▸ **Your instructions**
Copy the lines below as they are; omit the images they contain.

* * * * * * *

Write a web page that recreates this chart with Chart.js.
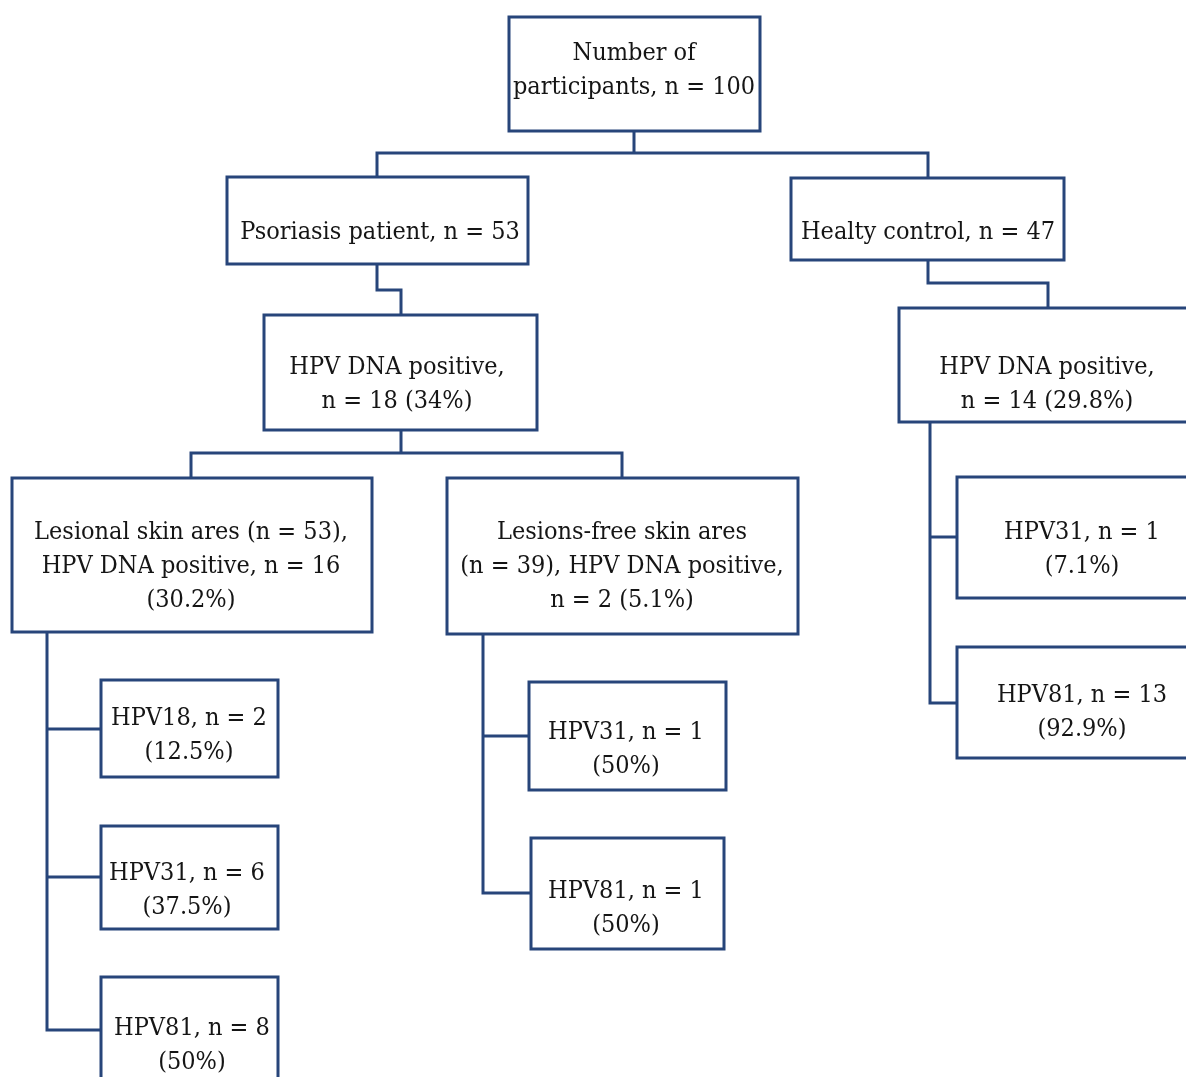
<!DOCTYPE html>
<html>
<head>
<meta charset="utf-8">
<script src="https://cdn.jsdelivr.net/npm/chart.js@4"></script>
<style>
  html, body { margin: 0; padding: 0; background: #fff; }
  #flow { display: block; }
</style>
</head>
<body>
<canvas id="flow" width="1186" height="1077"></canvas>
<script>
// Node texts (one entry per box, lines separated)
const nodeIds = ['all', 'psor', 'ctrl', 'psorPos', 'ctrlPos', 'lesional', 'lesFree',
  'ctrl31', 'ctrl81', 'les18', 'les31', 'les81', 'free31', 'free81'];
const nodeLines = [
  ['Number of', 'participants, n = 100'],
  ['Psoriasis patient, n = 53'],
  ['Healty control, n = 47'],
  ['HPV DNA positive,', 'n = 18 (34%)'],
  ['HPV DNA positive,', 'n = 14 (29.8%)'],
  ['Lesional skin ares (n = 53),', 'HPV DNA positive, n = 16', '(30.2%)'],
  ['Lesions-free skin ares', '(n = 39), HPV DNA positive,', 'n = 2 (5.1%)'],
  ['HPV31, n = 1', '(7.1%)'],
  ['HPV81, n = 13', '(92.9%)'],
  ['HPV18, n = 2', '(12.5%)'],
  ['HPV31, n = 6', '(37.5%)'],
  ['HPV81, n = 8', '(50%)'],
  ['HPV31, n = 1', '(50%)'],
  ['HPV81, n = 1', '(50%)']
];

// Layout (canvas units): box left, top, right, bottom, text centre x, first line y
const layout = {
  all:      [509, 17, 760, 131, 634, 53],
  psor:     [227, 177, 528, 264, 380, 232],
  ctrl:     [791, 178, 1064, 260, 928, 232],
  psorPos:  [264, 315, 537, 430, 397, 367],
  ctrlPos:  [899, 308, 1192, 422, 1047, 367],
  lesional: [12, 478, 372, 632, 191, 532],
  lesFree:  [447, 478, 798, 634, 622, 532],
  ctrl31:   [957, 477, 1192, 598, 1082, 532],
  ctrl81:   [957, 647, 1192, 758, 1082, 695],
  les18:    [101, 680, 278, 777, 189, 718],
  les31:    [101, 826, 278, 929, 187, 873],
  les81:    [101, 977, 278, 1092, 192, 1028],
  free31:   [529, 682, 726, 790, 626, 732],
  free81:   [531, 838, 724, 949, 626, 891]
};
const lineGap = 34;

// Connector polylines (canvas units)
const connectors = [
  [[634, 131], [634, 153]],
  [[377, 177], [377, 153], [928, 153], [928, 178]],
  [[377, 264], [377, 290], [401, 290], [401, 315]],
  [[928, 260], [928, 283], [1048, 283], [1048, 308]],
  [[401, 430], [401, 453]],
  [[191, 478], [191, 453], [622, 453], [622, 478]],
  [[47, 632], [47, 1030], [101, 1030]],
  [[47, 729], [101, 729]],
  [[47, 877], [101, 877]],
  [[483, 634], [483, 893], [531, 893]],
  [[483, 736], [529, 736]],
  [[930, 422], [930, 703], [957, 703]],
  [[930, 537], [957, 537]]
];

const stroke = '#27457a';
const datasets = [];
connectors.forEach(c => {
  datasets.push({
    data: c.map(p => ({ x: p[0], y: p[1] })),
    showLine: true, borderColor: stroke, borderWidth: 3, pointRadius: 0, fill: false, tension: 0
  });
});
nodeIds.forEach(id => {
  const [l, t, r, b] = layout[id];
  datasets.push({
    data: [{ x: l, y: t }, { x: r, y: t }, { x: r, y: b }, { x: l, y: b }, { x: l, y: t }, { x: r, y: t }],
    showLine: true, borderColor: stroke, borderWidth: 3, pointRadius: 0, fill: false, tension: 0,
    borderJoinStyle: 'miter'
  });
});

const textPlugin = {
  id: 'nodeText',
  afterDatasetsDraw(chart) {
    const { ctx, scales: { x, y } } = chart;
    ctx.save();
    ctx.fillStyle = '#151515';
    ctx.font = '25px "DejaVu Serif Condensed", "DejaVu Serif", serif';
    ctx.textAlign = 'center';
    ctx.textBaseline = 'middle';
    nodeIds.forEach((id, i) => {
      const L = layout[id];
      nodeLines[i].forEach((s, k) => {
        ctx.fillText(s, x.getPixelForValue(L[4]), y.getPixelForValue(L[5] + k * lineGap));
      });
    });
    ctx.restore();
  }
};

new Chart(document.getElementById('flow'), {
  type: 'scatter',
  data: { datasets },
  options: {
    responsive: false,
    animation: false,
    layout: { padding: 0 },
    plugins: { legend: { display: false }, tooltip: { enabled: false } },
    scales: {
      x: { type: 'linear', min: 0, max: 1186, display: false },
      y: { type: 'linear', min: 0, max: 1077, reverse: true, display: false }
    }
  },
  plugins: [textPlugin]
});
</script>
</body>
</html>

* * * * * * *

▸ **Correct result**
Write a web page that recreates this chart with Chart.js.
<!DOCTYPE html>
<html>
<head>
<meta charset="utf-8">
<script src="https://cdn.jsdelivr.net/npm/chart.js@4"></script>
<style>
  html, body { margin: 0; padding: 0; background: #fff; }
  #flow { display: block; }
</style>
</head>
<body>
<canvas id="flow" width="1186" height="1077"></canvas>
<script>
// Node texts (one entry per box, lines separated)
const nodeIds = ['all', 'psor', 'ctrl', 'psorPos', 'ctrlPos', 'lesional', 'lesFree',
  'ctrl31', 'ctrl81', 'les18', 'les31', 'les81', 'free31', 'free81'];
const nodeLines = [
  ['Number of', 'participants, n = 100'],
  ['Psoriasis patient, n = 53'],
  ['Healty control, n = 47'],
  ['HPV DNA positive,', 'n = 18 (34%)'],
  ['HPV DNA positive,', 'n = 14 (29.8%)'],
  ['Lesional skin ares (n = 53),', 'HPV DNA positive, n = 16', '(30.2%)'],
  ['Lesions-free skin ares', '(n = 39), HPV DNA positive,', 'n = 2 (5.1%)'],
  ['HPV31, n = 1', '(7.1%)'],
  ['HPV81, n = 13', '(92.9%)'],
  ['HPV18, n = 2', '(12.5%)'],
  ['HPV31, n = 6', '(37.5%)'],
  ['HPV81, n = 8', '(50%)'],
  ['HPV31, n = 1', '(50%)'],
  ['HPV81, n = 1', '(50%)']
];

// Layout (canvas units): box left, top, right, bottom, text centre x, first line y
const layout = {
  all:      [509, 17, 760, 131, 634, 53],
  psor:     [227, 177, 528, 264, 380, 232],
  ctrl:     [791, 178, 1064, 260, 928, 232],
  psorPos:  [264, 315, 537, 430, 397, 367],
  ctrlPos:  [899, 308, 1192, 422, 1047, 367],
  lesional: [12, 478, 372, 632, 191, 532],
  lesFree:  [447, 478, 798, 634, 622, 532],
  ctrl31:   [957, 477, 1192, 598, 1082, 532],
  ctrl81:   [957, 647, 1192, 758, 1082, 695],
  les18:    [101, 680, 278, 777, 189, 718],
  les31:    [101, 826, 278, 929, 187, 873],
  les81:    [101, 977, 278, 1092, 192, 1028],
  free31:   [529, 682, 726, 790, 626, 732],
  free81:   [531, 838, 724, 949, 626, 891]
};
const lineGap = 34;

// Connector polylines (canvas units)
const connectors = [
  [[634, 131], [634, 153]],
  [[377, 177], [377, 153], [928, 153], [928, 178]],
  [[377, 264], [377, 290], [401, 290], [401, 315]],
  [[928, 260], [928, 283], [1048, 283], [1048, 308]],
  [[401, 430], [401, 453]],
  [[191, 478], [191, 453], [622, 453], [622, 478]],
  [[47, 632], [47, 1030], [101, 1030]],
  [[47, 729], [101, 729]],
  [[47, 877], [101, 877]],
  [[483, 634], [483, 893], [531, 893]],
  [[483, 736], [529, 736]],
  [[930, 422], [930, 703], [957, 703]],
  [[930, 537], [957, 537]]
];

const stroke = '#27457a';
const datasets = [];
connectors.forEach(c => {
  datasets.push({
    data: c.map(p => ({ x: p[0], y: p[1] })),
    showLine: true, borderColor: stroke, borderWidth: 3, pointRadius: 0, fill: false, tension: 0
  });
});
nodeIds.forEach(id => {
  const [l, t, r, b] = layout[id];
  datasets.push({
    data: [{ x: l, y: t }, { x: r, y: t }, { x: r, y: b }, { x: l, y: b }, { x: l, y: t }, { x: r, y: t }],
    showLine: true, borderColor: stroke, borderWidth: 3, pointRadius: 0, fill: false, tension: 0,
    borderJoinStyle: 'miter'
  });
});

const textPlugin = {
  id: 'nodeText',
  afterDatasetsDraw(chart) {
    const { ctx, scales: { x, y } } = chart;
    ctx.save();
    ctx.fillStyle = '#151515';
    ctx.font = '25px "DejaVu Serif Condensed", "DejaVu Serif", serif';
    ctx.textAlign = 'center';
    ctx.textBaseline = 'middle';
    nodeIds.forEach((id, i) => {
      const L = layout[id];
      nodeLines[i].forEach((s, k) => {
        ctx.fillText(s, x.getPixelForValue(L[4]), y.getPixelForValue(L[5] + k * lineGap));
      });
    });
    ctx.restore();
  }
};

new Chart(document.getElementById('flow'), {
  type: 'scatter',
  data: { datasets },
  options: {
    responsive: false,
    animation: false,
    layout: { padding: 0 },
    plugins: { legend: { display: false }, tooltip: { enabled: false } },
    scales: {
      x: { type: 'linear', min: 0, max: 1186, display: false },
      y: { type: 'linear', min: 0, max: 1077, reverse: true, display: false }
    }
  },
  plugins: [textPlugin]
});
</script>
</body>
</html>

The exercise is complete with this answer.